The make_users_data function creates synthetic data for demonstration purposes. This data mimics what you might encounter in an A/B test for an online store. Each row represents an individual user, with the following columns:

  • user: The unique identifier for each user.
  • variant: The specific variant (e.g., 0 or 1) assigned to each user in the A/B test.
  • sessions: The total number of user's sessions.
  • orders: The total number of user's orders.
  • revenue: The total revenue generated by the user.

tea-tasting can process data in the form of either a Pandas DataFrame or an Ibis Table. Ibis is a Python package that serves as a DataFrame API to various data backends. It supports 20+ backends including BigQuery, ClickHouse, DuckDB, Polars, PostgreSQL, Snowflake, Spark etc. You can write an SQL query, wrap it as an Ibis Table and pass it to tea-tasting.

Many statistical tests, such as the Student's t-test or the Z-test, require only aggregated data for analysis. For these tests, tea-tasting retrieves only aggregated statistics like mean and variance instead of downloading all detailed data. See more details in the guide on data backends.

tea-tasting assumes that:

  • Data is grouped by randomization units, such as individual users.
  • There is a column indicating the variant of the A/B test (typically labeled as A, B, etc.).
  • All necessary columns for metric calculations (like the number of orders, revenue, etc.) are included in the table.

A/B test definition#

The Experiment class defines parameters of an A/B test: metrics and a variant column name. There are two ways to define metrics:

  • Using keyword parameters, with metric names as parameter names, and metric definitions as parameter values, as in example above.
  • Using the first argument metrics which accepts metrics in a form of dictionary with metric names as keys and metric definitions as values.

By default, tea-testing assumes that the A/B test variant is stored in a column named "variant". You can change it, using the variant parameter of the Experiment class.

Example usage:

experiment = tt.Experiment(
    {
        "sessions per user": tt.Mean("sessions"),
        "orders per session": tt.RatioOfMeans("orders", "sessions"),
        "orders per user": tt.Mean("orders"),
        "revenue per user": tt.Mean("revenue"),
    },
    variant="variant",
)

Metrics#

Metrics are instances of metric classes which define how metrics are calculated. Those calculations include calculation of effect size, confidence interval, p-value and other statistics.

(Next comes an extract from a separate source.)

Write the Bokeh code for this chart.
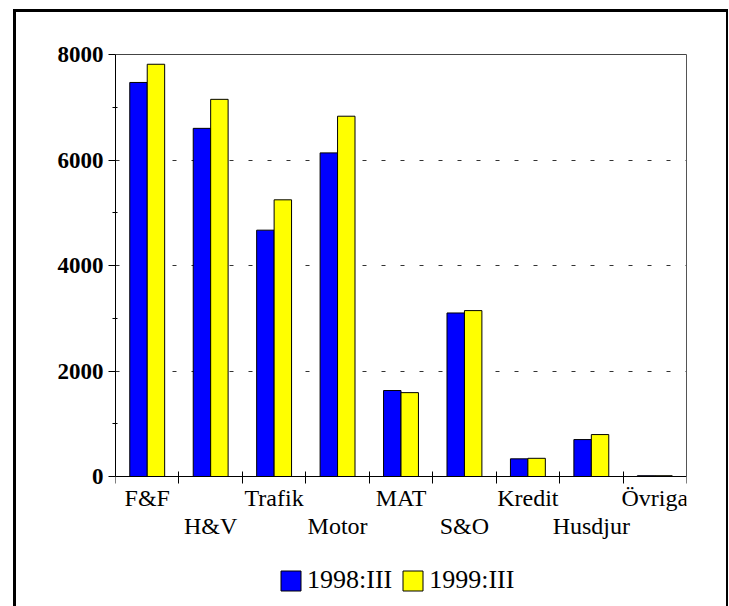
from bokeh.plotting import figure
from bokeh.models import (Range1d, FixedTicker, Legend, LegendItem, InlineStyleSheet,
                          LinearAxis)
from bokeh.embed import file_html
from bokeh.resources import INLINE

categories = ["F&F", "H&V", "Trafik", "Motor", "MAT", "S&O", "Kredit", "Husdjur", "Övriga"]
series_names = ["1998:III", "1999:III"]
values_1998 = [7470, 6600, 4670, 6135, 1630, 3100, 335, 700, 15]
values_1999 = [7815, 7150, 5245, 6830, 1590, 3145, 345, 795, 15]
y_major = [0, 2000, 4000, 6000, 8000]
y_minor = [1000, 3000, 5000, 7000]
y_grid = [2000, 4000, 6000]
y_max = 8000
colors = ["#0000FF", "#FFFF00"]

n = len(categories)
centers = [i + 0.5 for i in range(n)]
bounds = list(range(n + 1))
bw = 0.275

# layout (canvas pixels): plot area top, zero line, bottom of drawing area
TOP, ZERO, BOTTOM = 54, 476, 600
y_start = -y_max * (BOTTOM - ZERO) / (ZERO - TOP)

p = figure(width=729, height=606, x_range=Range1d(0, n), y_range=Range1d(y_start, y_max),
           output_backend="svg", toolbar_location=None,
           min_border_left=115, min_border_right=43, min_border_top=TOP,
           min_border_bottom=606 - BOTTOM)

# outer black frame of the picture (open at the bottom)
p.stylesheets = [InlineStyleSheet(css="""
:host { position: relative; }
:host::after {
  content: ""; position: absolute; box-sizing: border-box;
  left: 13px; top: 9px; right: 1px; bottom: 0px;
  border-left: 3px solid black; border-top: 3px solid black;
  border-right: 2px solid black; border-bottom: none;
  pointer-events: none; z-index: 10;
}
""")]

r1 = p.vbar(x=[c - bw / 2 for c in centers], top=values_1998, width=bw,
            fill_color=colors[0], line_color="black", line_width=1)
r2 = p.vbar(x=[c + bw / 2 for c in centers], top=values_1999, width=bw,
            fill_color=colors[1], line_color="black", line_width=1)

p.outline_line_color = None
p.background_fill_color = "white"
p.border_fill_color = "white"

# x axis, drawn at y = 0
p.xgrid.visible = False
xa = p.xaxis[0]
xa.fixed_location = 0
xa.ticker = FixedTicker(ticks=centers, minor_ticks=bounds)
xa.major_label_overrides = {c: (lab if i % 2 == 0 else "\n" + lab)
                            for i, (c, lab) in enumerate(zip(centers, categories))}
xa.major_tick_line_color = None
xa.major_tick_out = 7
xa.major_tick_in = 0
xa.minor_tick_line_color = "black"
xa.minor_tick_in = 5
xa.minor_tick_out = 7
xa.axis_line_color = "black"
xa.major_label_text_font = "Liberation Serif"
xa.major_label_text_font_size = "24px"
xa.major_label_text_line_height = 1.1
xa.major_label_text_color = "black"
xa.major_label_standoff = 1

# y axis, only from 0 to 8000
ya = p.yaxis[0]
ya.bounds = (0, y_max)
ya.ticker = FixedTicker(ticks=y_major, minor_ticks=y_minor)
ya.major_tick_out = 7
ya.major_tick_in = 0
ya.minor_tick_in = 2
ya.minor_tick_out = 3
ya.axis_line_color = "black"
ya.major_tick_line_color = "black"
ya.minor_tick_line_color = "black"
ya.major_label_text_font = "Liberation Serif"
ya.major_label_text_font_style = "bold"
ya.major_label_text_font_size = "23px"
ya.major_label_text_color = "black"
ya.major_label_standoff = 5

# top and right edges of the plot area
top_line = LinearAxis(ticker=FixedTicker(ticks=[]), axis_line_color="#444444",
                      major_tick_line_color=None, minor_tick_line_color=None)
right_line = LinearAxis(ticker=FixedTicker(ticks=[]), axis_line_color="#555555",
                        major_tick_line_color=None, minor_tick_line_color=None,
                        bounds=(0, y_max))
p.add_layout(top_line, "above")
p.add_layout(right_line, "right")

p.ygrid.ticker = FixedTicker(ticks=y_grid)
p.ygrid.grid_line_color = "#333333"
p.ygrid.grid_line_dash = "4 15"
p.ygrid.grid_line_width = 1

legend = Legend(items=[LegendItem(label=series_names[0], renderers=[r1]),
                       LegendItem(label=series_names[1], renderers=[r2])],
                orientation="horizontal", location=(163, 5),
                glyph_width=25, glyph_height=25, label_standoff=4, spacing=8,
                padding=0, margin=0, border_line_color=None, background_fill_alpha=0,
                label_text_font="Liberation Serif", label_text_font_size="26px",
                label_text_color="black")
p.add_layout(legend, "center")

open("out.html", "w").write(file_html(p, INLINE))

Use the Mean class to compare averages between variants of an A/B test. For example, average number of orders per user, where user is a randomization unit of an experiment. Specify the column containing the metric values using the first parameter value.

Use the RatioOfMeans class to compare ratios of averages between variants of an A/B test. For example, average number of orders per average number of sessions. Specify the columns containing the numerator and denominator values using parameters numer and denom.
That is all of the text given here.